What was the essence of the Harry and Meghan documentary that so stirred up the British? Yes, Harry dumped on his family. But actually, not that much. He said they were jealous of his wife. Yawn … I’ve heard that before. He said his brother screamed at him. Ouch! And he said the Buckingham Palace press doctors planted stories against him and his wife, which they probably did. It’s the name of the game in Britain, where the tabloids are among the most vicious on earth.
But is any of that really earthshattering? Sounds like a pretty straightforward family squabble to me.
No, Harry’s real sin in the documentary — shown over and over again — is how much he is enjoying living in America after having rejected Britain. Instead of the drab gray sky, he lives in Montecito, California, under a sunlit sky. Instead of being driven around in bulky SUVs, he’s driving topless sportscars. And instead of being married to a member of the British aristocracy, which would have been expected — someone who knows how to bite her upper lip — he’s married to a loud, opinionated, tough American. Good on her. It should always have been thus.
Even Harry’s mother, Diana, was never as hated as Meghan is, because even Diana did not make the cardinal sin of abandoning Britain for America.
And yes, what’s rightly going through Harry’s mind — and this is the serious part of this otherwise not-that-significant story — is that his mother died because of all this royal nonsense.
Royalty is an ossified relic of the past. Nearly all those who are a part of it are suffering.
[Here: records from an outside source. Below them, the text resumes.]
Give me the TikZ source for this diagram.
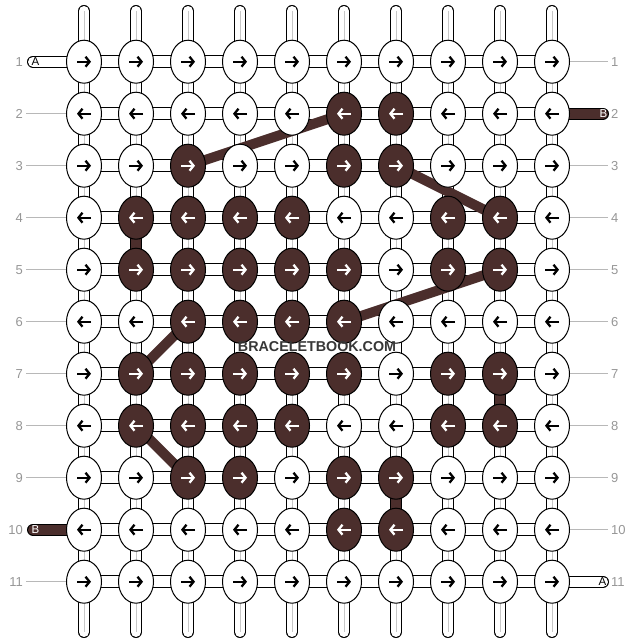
\documentclass[tikz,border=0pt]{standalone}
\usepackage{fontspec}
\setmainfont{Liberation Sans}
\usetikzlibrary{arrows.meta,shapes.geometric}
\definecolor{thread}{RGB}{75,46,44}
\definecolor{rowgray}{RGB}{150,150,150}
\definecolor{wmgray}{RGB}{55,55,55}
\tikzset{knot/.style={draw, ellipse, line width=1pt, minimum width=35pt,
		minimum height=43pt, inner sep=0pt},
	vstring/.style={draw=black, line width=1pt, double=white, double distance=10pt, line cap=round},
	core/.style={draw=black!22, line width=1pt},
	hstring/.style={draw=black, line width=1pt, double=white, double distance=11pt},
	bstring/.style={draw=black, line width=1pt, double=thread, double distance=10pt},
	band/.style={draw=thread, line width=10pt},
	tabw/.style={draw=black, line width=1pt, double=white, double distance=10pt, line cap=round},
	tabb/.style={draw=black, line width=1pt, double=thread, double distance=10pt, line cap=round},
	tip/.style={-{Straight Barb[length=4pt,width=10pt]}, line width=2.3pt},
	numlabel/.style={text=rowgray, font=\fontsize{13}{13}\selectfont, inner sep=0pt},
	tabtext/.style={font=\fontsize{11.5}{12}\selectfont, inner sep=0pt},
	guide/.style={draw=black!28, line width=1pt},
	wmark/.style={text=wmgray, font=\bfseries\fontsize{14.3}{15}\selectfont, inner sep=0pt}}

\begin{document}
\begin{tikzpicture}[x=1pt,y=-1pt]
		\useasboundingbox (0,0) rectangle (636,644);
		% grid of knot positions
		\foreach \r in {1,...,11}
		\foreach \c in {1,...,10}
		\coordinate (p-\r-\c) at ({84+52*(\c-1)},{61.7+52*(\r-1)});
		% dark knots
		\foreach \r/\cl in {2/{6,7},3/{3,6,7},4/{2,3,4,5,8,9},5/{2,3,4,5,6,8,9},
			6/{3,4,5,6},7/{2,3,4,5,6,8,9},8/{2,3,4,5,8,9},9/{3,4,6,7},10/{6,7}}
		\foreach \c in \cl
		{\expandafter\xdef\csname dark-\r-\c\endcsname{1}}
		
		% vertical threads
		\foreach \c in {1,...,10}
		{\coordinate (top-\c) at ({84+52*(\c-1)},11);
			\coordinate (bot-\c) at ({84+52*(\c-1)},632);
			\draw[vstring](top-\c)--(bot-\c);
			\draw[core](top-\c)--(bot-\c);}
		% horizontal threads
		\foreach \r in {1,...,11}
		\draw[hstring](p-\r-1)--(p-\r-10);
		
		% thread ends
		\coordinate (ta-1) at (33,61.7);
		\coordinate (tb-2) at (603,113.7);
		\coordinate (tb-10) at (33,529.7);
		\coordinate (ta-11) at (603,581.7);
		\draw[tabw](ta-1)--(p-1-1);
		\draw[tabb](p-2-10)--(tb-2);
		\draw[tabb](tb-10)--(p-10-1);
		\draw[tabw](p-11-10)--(ta-11);
		\node[tabtext] (la-1) at (35.5,61.7){A};
		\node[tabtext,text=white] (lb-2) at (603.5,113.7){B};
		\node[tabtext,text=white] (lb-10) at (35.5,529.7){B};
		\node[tabtext] (la-11) at (602.5,581.7){A};
		
		% dark thread between knots
		\foreach \a/\b in {4-2/5-2,7-9/8-9,9-7/10-7}
		\draw[bstring](p-\a)--(p-\b);
		\foreach \a/\b in {3-3/2-6,3-7/4-9,6-6/5-9,6-3/7-2,8-2/9-3}
		\draw[band](p-\a)--(p-\b);
		
		% clear space behind the watermark
		\coordinate (wm-sw) at (236,354.5);
		\coordinate (wm-ne) at (398,339.5);
		\fill[white](wm-sw) rectangle (wm-ne);
		
		% knots and arrows
		\foreach \r in {1,...,11}
		\foreach \c in {1,...,10}
		{\ifcsname dark-\r-\c\endcsname
			\def\kfill{thread}\def\kink{white}
			\else
			\def\kfill{white}\def\kink{black}
			\fi
			\node[knot,fill=\kfill](k-\r-\c) at (p-\r-\c){};
			\ifodd\r\relax
			\draw[tip,draw=\kink]([xshift=-7pt]k-\r-\c.center)--([xshift=7pt]k-\r-\c.center);
			\else
			\draw[tip,draw=\kink]([xshift=7pt]k-\r-\c.center)--([xshift=-7pt]k-\r-\c.center);
			\fi}
		
		% row numbers
		\foreach \r in {1,...,11}
		{\node[numlabel,anchor=east](nl-\r) at (23,{61.7+52*(\r-1)}){\r};
			\node[numlabel,anchor=west](nr-\r) at (611,{61.7+52*(\r-1)}){\r};}
		\foreach \r in {2,3,4,5,6,7,8,9,11}
		{\coordinate (gl-\r) at (26,{61.7+52*(\r-1)});
			\draw[guide](gl-\r)--(k-\r-1.west);}
		\foreach \r in {1,3,4,5,6,7,8,9,10}
		{\coordinate (gr-\r) at (608,{61.7+52*(\r-1)});
			\draw[guide](k-\r-10.east)--(gr-\r);}
		
		% watermark
		\node[wmark](wm) at (317,347){BRACELETBOOK.COM};
	\end{tikzpicture}
\end{document}
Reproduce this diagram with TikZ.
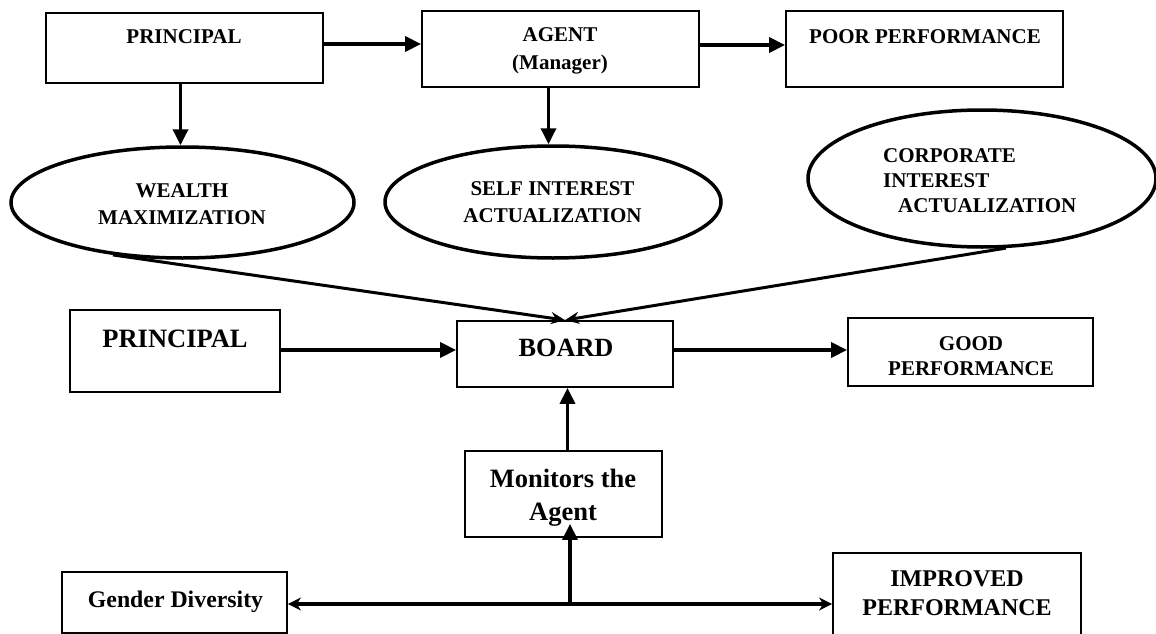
\documentclass[tikz,border=0pt]{standalone}
\usepackage{fontspec}
\setmainfont{Liberation Serif}
\usetikzlibrary{arrows.meta,shapes.geometric}

% bold text at a given size and line spacing
\newcommand\fs[2]{\bfseries\fontsize{#1}{#2}\selectfont}
% stacked lines whose baseline is that of the first line
\newcommand\lns[2][c]{\begin{tabular}[t]{@{}#1@{}}#2\end{tabular}}

\tikzset{
  box/.style={draw, rectangle, line width=1.8pt, inner sep=0pt},
  oval/.style={draw, ellipse, line width=3.5pt, inner sep=0pt},
  lbl/.style={inner sep=0pt, anchor=base},
  flow/.style={line width=3.5pt, -{Triangle[length=16pt,width=15pt]}},
  conv/.style={line width=3pt, -{Stealth[length=14pt,width=12pt]}},
  split/.style={line width=3.5pt, -{Stealth[length=13pt,width=13pt,inset=4pt]}},
}

\begin{document}
\begin{tikzpicture}[x=1pt,y=-1pt]
\useasboundingbox (0,0) rectangle (1156,634);

% upper row: principal, agent, outcome
\node[box, minimum width=277, minimum height=70] (p1) at (184.5,48) {};
\node[box, minimum width=277, minimum height=76] (agent) at (560.5,49) {};
\node[box, minimum width=277, minimum height=76] (poor) at (924.5,49) {};
\node[lbl, font=\fs{21}{28}] (tp1) at (184,44) {PRINCIPAL};
\node[lbl, font=\fs{21}{28}] (tagent) at (560,42) {\lns{AGENT\\(Manager)}};
\node[lbl, font=\fs{21}{28}] (tpoor) at (925,44) {POOR PERFORMANCE};

% interests
\node[oval, minimum width=343, minimum height=111] (wealth) at (182.5,202.5) {};
\node[oval, minimum width=336, minimum height=112] (self) at (553,202) {};
\node[oval, minimum width=348, minimum height=137] (corp) at (982,178.5) {};
\node[lbl, font=\fs{21}{27}] (twealth) at (182,197) {\lns{WEALTH\\MAXIMIZATION}};
\node[lbl, font=\fs{21}{27}] (tself) at (552.5,195) {\lns{SELF INTEREST\\ACTUALIZATION}};
\node[lbl, anchor=base west, font=\fs{21}{25}] (tcorp) at (883,162)
  {\lns[l]{CORPORATE\\INTEREST\\\hspace*{15pt}ACTUALIZATION}};

% board row
\node[box, minimum width=210, minimum height=82] (p2) at (175,351) {};
\node[box, minimum width=216, minimum height=66] (board) at (565,354) {};
\node[box, minimum width=245, minimum height=68] (good) at (970.5,352) {};
\node[lbl, font=\fs{26.5}{33}] (tp2) at (175,347) {PRINCIPAL};
\node[lbl, font=\fs{26.3}{33}] (tboard) at (566,356) {BOARD};
\node[lbl, font=\fs{21}{25}] (tgood) at (971,350) {\lns{GOOD\\PERFORMANCE}};

% monitoring and its effects
\node[box, minimum width=197, minimum height=86] (mon) at (563.5,494) {};
\node[box, minimum width=225, minimum height=61] (gender) at (174.5,602.5) {};
\node[box, minimum width=248, minimum height=97] (improved) at (957,601.5) {};
\node[lbl, font=\fs{26.5}{33}] (tmon) at (563,487) {\lns{Monitors the\\Agent}};
\node[lbl, font=\fs{23.8}{29}] (tgender) at (175.5,607) {Gender Diversity};
\node[lbl, font=\fs{24}{29}] (timproved) at (957,586) {\lns{IMPROVED\\PERFORMANCE}};

% connectors of the upper part
\draw[flow] ([yshift=4]p1.east) -- ([yshift=5]agent.west);
\draw[flow] ([yshift=4]agent.east) -- ([yshift=4]poor.west);
\draw[flow] ([xshift=-4]p1.south) -- ([xshift=-4]p1.south |- wealth.north);
\draw[flow] ([xshift=-12]agent.south) -- ([xshift=-12]agent.south |- self.north);
\draw[conv] (wealth.217) -- (board.north);
\draw[conv] (corp.289) -- (board.north);

% connectors of the board row
\draw[flow] ([yshift=1]p2.east) -- ([yshift=4]board.west);
\draw[flow] ([yshift=4]board.east) -- ([yshift=2]good.west);
\draw[flow] ([xshift=4]mon.north) -- ([xshift=4]mon.north |- board.south);

% split below the monitoring box
\coordinate (j) at (570,604);
\draw[flow, shorten >=-14pt] (j) -- (j |- mon.south);
\draw[split] (j) -- (j -| gender.east);
\draw[split] (j) -- (j -| improved.west);
\end{tikzpicture}
\end{document}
From Charles, who suffered in a loveless marriage to Diana, who was its principal victim, to the very dignified Queen Elizabeth, who was never even allowed to express an opinion, to the minor royals who quietly fade into the twilight still beseeching for some part of the public purse so they can maintain an increasingly unaffordable lifestyle, the monarchy is becoming something that is cruel to its participants.
Harry saw his mother literally die in in the institution, surrounded by paparazzi leeches taking pictures of her crushed and dying body in a Paris tunnel.
He has decided that this will never happen to his family.
And that’s the serious part of the fake fairy tale.
A man watched his mother die and knows where this all leads. His wife admits to suicidal thoughts — and look at what the monarchy did to Edward VIII (not the greatest guy — he loved Hitler); Prince Margaret (who couldn’t marry the man she loved because he was divorced); not to mention the slow disfiguring of the once-proud war hero, Prince Andrew, now forever banished for undefined sins with Jeffrey Epstein.
The Bible says that a man has to move away from his father and mother, embrace his wife, become one flesh, and build a new nuclear family by being closer to her than to his birth parents. “Therefore shall a man leave his father and leave his mother, he shall cleave unto his wife, and they shall become one flesh.” Why would anyone fault Harry for putting his relationship with his wife and children before that with his father and brother? His wife and kids come first. Period. He’s correcting the mistake of his own father, King Charles III, who never put his wife first, which is what slowly destroyed her.
I respect Prince William and Kate for carrying on the proud tradition of monarchy, because it remains important to the British people. But I respect Harry even more for saying, “Get me out of here.”
Is he a hypocrite for trading off his fame to make a buck? Come on. It’s the American way.